Learning. There are two main components needed training. The first is the programs. Initialized randomly, the programs $M_p^v(i)$ and its keys $M_p^k(i)$ need training to work well with the data when they are accessed. The second is the routing network $g$ (also known as the program controller), which learns to select and combine relevant programs to produce working programs. By employing the attention mechanism, the whole system can be trained end-to-end using backpropagation.
In the original paper [2], the program memory is used to provide working weights for the controller of the Neural Turing Machine [3]. Hence, equipped with Program Memory, NTM becomes Neural Universal Turing Machine (NUTM, see Fig. 1).

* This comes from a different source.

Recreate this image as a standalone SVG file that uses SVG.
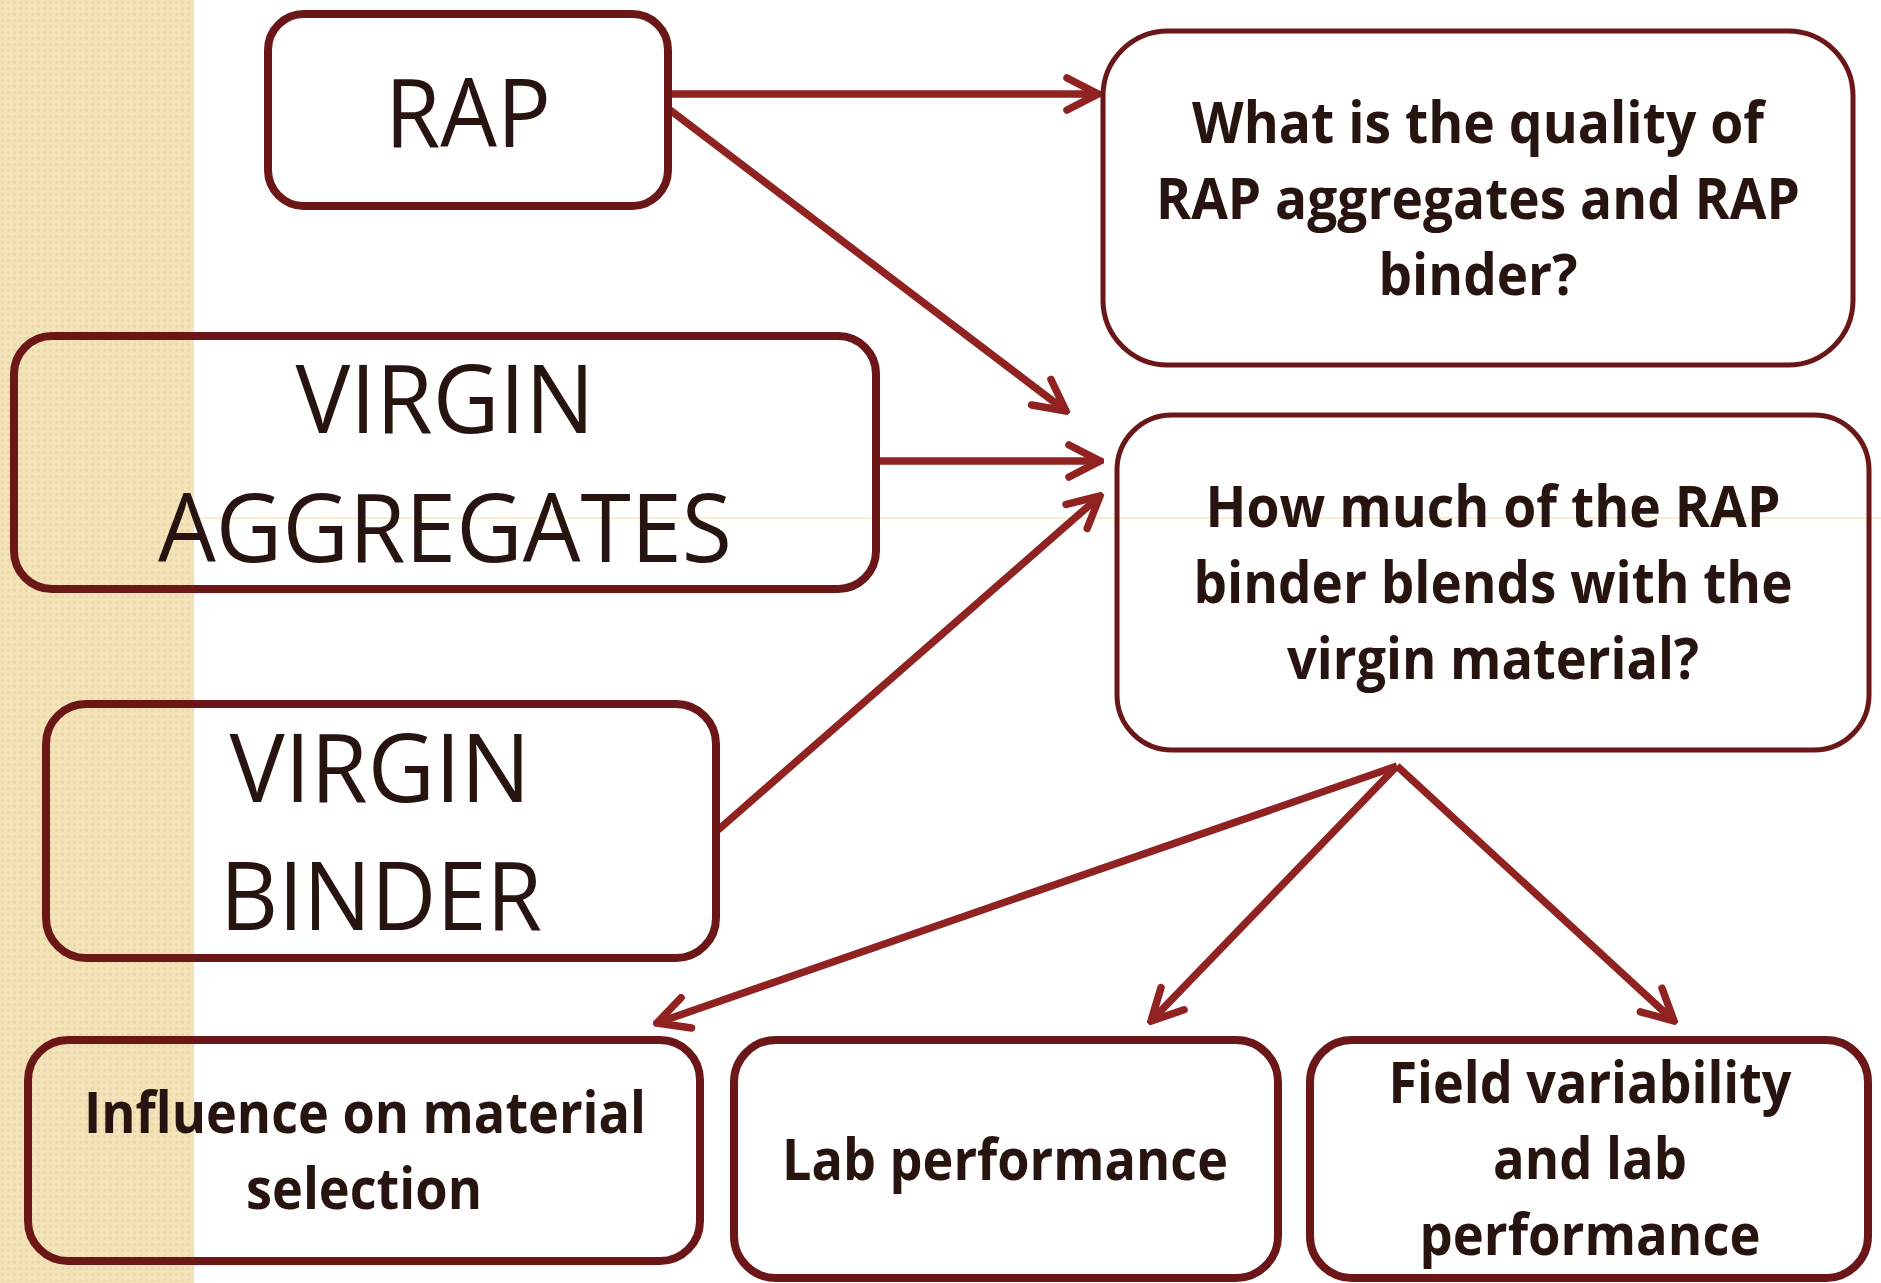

Adaptive Program Selection. As the attention weights are generated from the input $x$, we expect the program changes as $x$ changes. For example, in a sequence $x_{1,..,T}$ where a sub-sequence $x_{1,..t}$ should be handled by one program (e.g. store them into data memory) and the other $x_{t+1,T}$ handled by the other (e.g. sort them by values), we expect a big change in the attention pattern. As shown in Fig. 3, NUTM attends differently when the input sequence changes from encoding to decoding phase, leading to change in the controlling program and hence data addressing modes as expected.
Issues. Several prominent issues of Program Memory and the like are:
Program collapse: there are multiple programs but only one or few are actually used. In other cases, the programs converge to the same weight. This will downgrade the capability of the universal neural network to a single-purpose model.
Perseveration: the input changes, yet the program does not. This phenomenon can be attributed to a weak program controller which fails to respond to the change in the data.
Overparameterization: the number of learnable parameters is redundant. As the current approaches treat a weight or a network as a program, the number of weights/networks scales as the program memory $M_p$ grows in size. The worst thing is that many parameters will be untouched and unshared, leading to inefficient learning and poor generalization. This can partially result in the program collapse. In the next article , we will consider a potential solution for this issue.
Reference
[1] Jacobs, R., Jordan, M. I., Nowlan. S. J. and Hinton, G. E. (1991) Adaptive mixtures of local experts. Neural Computation, 3, 79-87
[2] Le, Hung, Truyen Tran, and Svetha Venkatesh. “Neural Stored-program Memory.” In International Conference on Learning Representations. 2019.
[3] Graves, Alex, Greg Wayne, and Ivo Danihelka. “Neural turing machines.” arXiv preprint arXiv:1410.5401 (2014).